— Begin —

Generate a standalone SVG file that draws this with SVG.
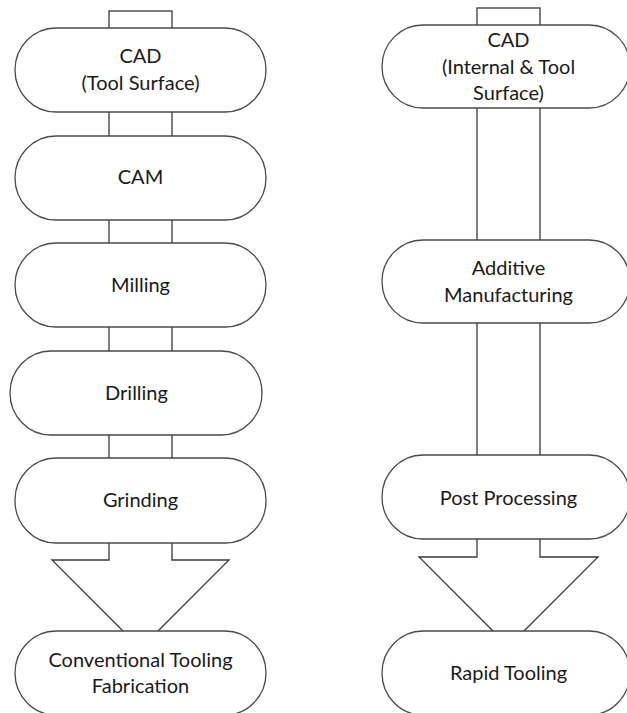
<svg xmlns="http://www.w3.org/2000/svg" width="627" height="713" viewBox="0 0 627 713">
  <style>
    .node { fill: #ffffff; stroke: #4a4a4a; stroke-width: 1.3; }
    .link { fill: #ffffff; stroke: #3a3a3a; stroke-width: 1.3; stroke-linejoin: miter; }
    .label { font-family: Lato, "Open Sans", "Liberation Sans", sans-serif; font-size: 20px; fill: #1a1a1a; text-anchor: middle; }
  </style>
  <rect width="627" height="713" fill="#ffffff"/>

  <!-- connectors: shafts between steps and the two wide arrows -->
  <g id="connectors">
    <rect class="link" x="109" y="11" width="63" height="20"/>
    <rect class="link" x="109" y="110" width="63" height="28"/>
    <rect class="link" x="109" y="218" width="63" height="27"/>
    <rect class="link" x="109" y="325" width="63" height="28"/>
    <rect class="link" x="109" y="433" width="63" height="27"/>
    <path class="link" d="M109,541 V560 H52 L140.5,648.5 L229,560 H172 V541"/>

    <rect class="link" x="477" y="8" width="63" height="20"/>
    <rect class="link" x="477" y="106" width="63" height="136"/>
    <rect class="link" x="477" y="321" width="63" height="136"/>
    <path class="link" d="M477,537 V557 H419 L508.5,646.5 L598,557 H540 V537"/>
  </g>

  <!-- conventional route -->
  <g id="cad-tool-surface">
    <rect class="node" x="15" y="28" width="251" height="84" rx="41" ry="42"/>
    <text class="label" x="140.5" y="63">CAD</text>
    <text class="label" x="140.5" y="90">(Tool Surface)</text>
  </g>
  <g id="cam">
    <rect class="node" x="15" y="136" width="251" height="84" rx="41" ry="42"/>
    <text class="label" x="140.5" y="184">CAM</text>
  </g>
  <g id="milling">
    <rect class="node" x="15" y="243" width="251" height="84" rx="41" ry="42"/>
    <text class="label" x="140.5" y="292">Milling</text>
  </g>
  <g id="drilling">
    <rect class="node" x="10" y="351" width="252" height="84" rx="41" ry="42"/>
    <text class="label" x="136.5" y="400">Drilling</text>
  </g>
  <g id="grinding">
    <rect class="node" x="15" y="458" width="251" height="85" rx="41" ry="42"/>
    <text class="label" x="140.5" y="507">Grinding</text>
  </g>
  <g id="conventional-tooling">
    <rect class="node" x="15" y="631" width="251" height="84" rx="41" ry="42"/>
    <text class="label" x="140.5" y="667">Conventional Tooling</text>
    <text class="label" x="140.5" y="693">Fabrication</text>
  </g>

  <!-- additive route -->
  <g id="cad-internal-tool-surface">
    <rect class="node" x="382" y="25" width="248" height="83" rx="41" ry="42"/>
    <text class="label" x="508.5" y="47">CAD</text>
    <text class="label" x="508.5" y="74">(Internal &amp; Tool</text>
    <text class="label" x="508.5" y="100">Surface)</text>
  </g>
  <g id="additive-manufacturing">
    <rect class="node" x="382" y="240" width="248" height="83" rx="41" ry="42"/>
    <text class="label" x="508.5" y="275">Additive</text>
    <text class="label" x="508.5" y="302">Manufacturing</text>
  </g>
  <g id="post-processing">
    <rect class="node" x="382" y="455" width="248" height="84" rx="41" ry="42"/>
    <text class="label" x="508.5" y="505">Post Processing</text>
  </g>
  <g id="rapid-tooling">
    <rect class="node" x="382" y="631" width="248" height="84" rx="41" ry="42"/>
    <text class="label" x="508.5" y="680">Rapid Tooling</text>
  </g>
</svg>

— End —

Aim: Without including any picture, repeat the data exactly.

Worked answer:
Generate a standalone SVG file that draws this with SVG.
<svg xmlns="http://www.w3.org/2000/svg" width="627" height="713" viewBox="0 0 627 713">
  <style>
    .node { fill: #ffffff; stroke: #4a4a4a; stroke-width: 1.3; }
    .link { fill: #ffffff; stroke: #3a3a3a; stroke-width: 1.3; stroke-linejoin: miter; }
    .label { font-family: Lato, "Open Sans", "Liberation Sans", sans-serif; font-size: 20px; fill: #1a1a1a; text-anchor: middle; }
  </style>
  <rect width="627" height="713" fill="#ffffff"/>

  <!-- connectors: shafts between steps and the two wide arrows -->
  <g id="connectors">
    <rect class="link" x="109" y="11" width="63" height="20"/>
    <rect class="link" x="109" y="110" width="63" height="28"/>
    <rect class="link" x="109" y="218" width="63" height="27"/>
    <rect class="link" x="109" y="325" width="63" height="28"/>
    <rect class="link" x="109" y="433" width="63" height="27"/>
    <path class="link" d="M109,541 V560 H52 L140.5,648.5 L229,560 H172 V541"/>

    <rect class="link" x="477" y="8" width="63" height="20"/>
    <rect class="link" x="477" y="106" width="63" height="136"/>
    <rect class="link" x="477" y="321" width="63" height="136"/>
    <path class="link" d="M477,537 V557 H419 L508.5,646.5 L598,557 H540 V537"/>
  </g>

  <!-- conventional route -->
  <g id="cad-tool-surface">
    <rect class="node" x="15" y="28" width="251" height="84" rx="41" ry="42"/>
    <text class="label" x="140.5" y="63">CAD</text>
    <text class="label" x="140.5" y="90">(Tool Surface)</text>
  </g>
  <g id="cam">
    <rect class="node" x="15" y="136" width="251" height="84" rx="41" ry="42"/>
    <text class="label" x="140.5" y="184">CAM</text>
  </g>
  <g id="milling">
    <rect class="node" x="15" y="243" width="251" height="84" rx="41" ry="42"/>
    <text class="label" x="140.5" y="292">Milling</text>
  </g>
  <g id="drilling">
    <rect class="node" x="10" y="351" width="252" height="84" rx="41" ry="42"/>
    <text class="label" x="136.5" y="400">Drilling</text>
  </g>
  <g id="grinding">
    <rect class="node" x="15" y="458" width="251" height="85" rx="41" ry="42"/>
    <text class="label" x="140.5" y="507">Grinding</text>
  </g>
  <g id="conventional-tooling">
    <rect class="node" x="15" y="631" width="251" height="84" rx="41" ry="42"/>
    <text class="label" x="140.5" y="667">Conventional Tooling</text>
    <text class="label" x="140.5" y="693">Fabrication</text>
  </g>

  <!-- additive route -->
  <g id="cad-internal-tool-surface">
    <rect class="node" x="382" y="25" width="248" height="83" rx="41" ry="42"/>
    <text class="label" x="508.5" y="47">CAD</text>
    <text class="label" x="508.5" y="74">(Internal &amp; Tool</text>
    <text class="label" x="508.5" y="100">Surface)</text>
  </g>
  <g id="additive-manufacturing">
    <rect class="node" x="382" y="240" width="248" height="83" rx="41" ry="42"/>
    <text class="label" x="508.5" y="275">Additive</text>
    <text class="label" x="508.5" y="302">Manufacturing</text>
  </g>
  <g id="post-processing">
    <rect class="node" x="382" y="455" width="248" height="84" rx="41" ry="42"/>
    <text class="label" x="508.5" y="505">Post Processing</text>
  </g>
  <g id="rapid-tooling">
    <rect class="node" x="382" y="631" width="248" height="84" rx="41" ry="42"/>
    <text class="label" x="508.5" y="680">Rapid Tooling</text>
  </g>
</svg>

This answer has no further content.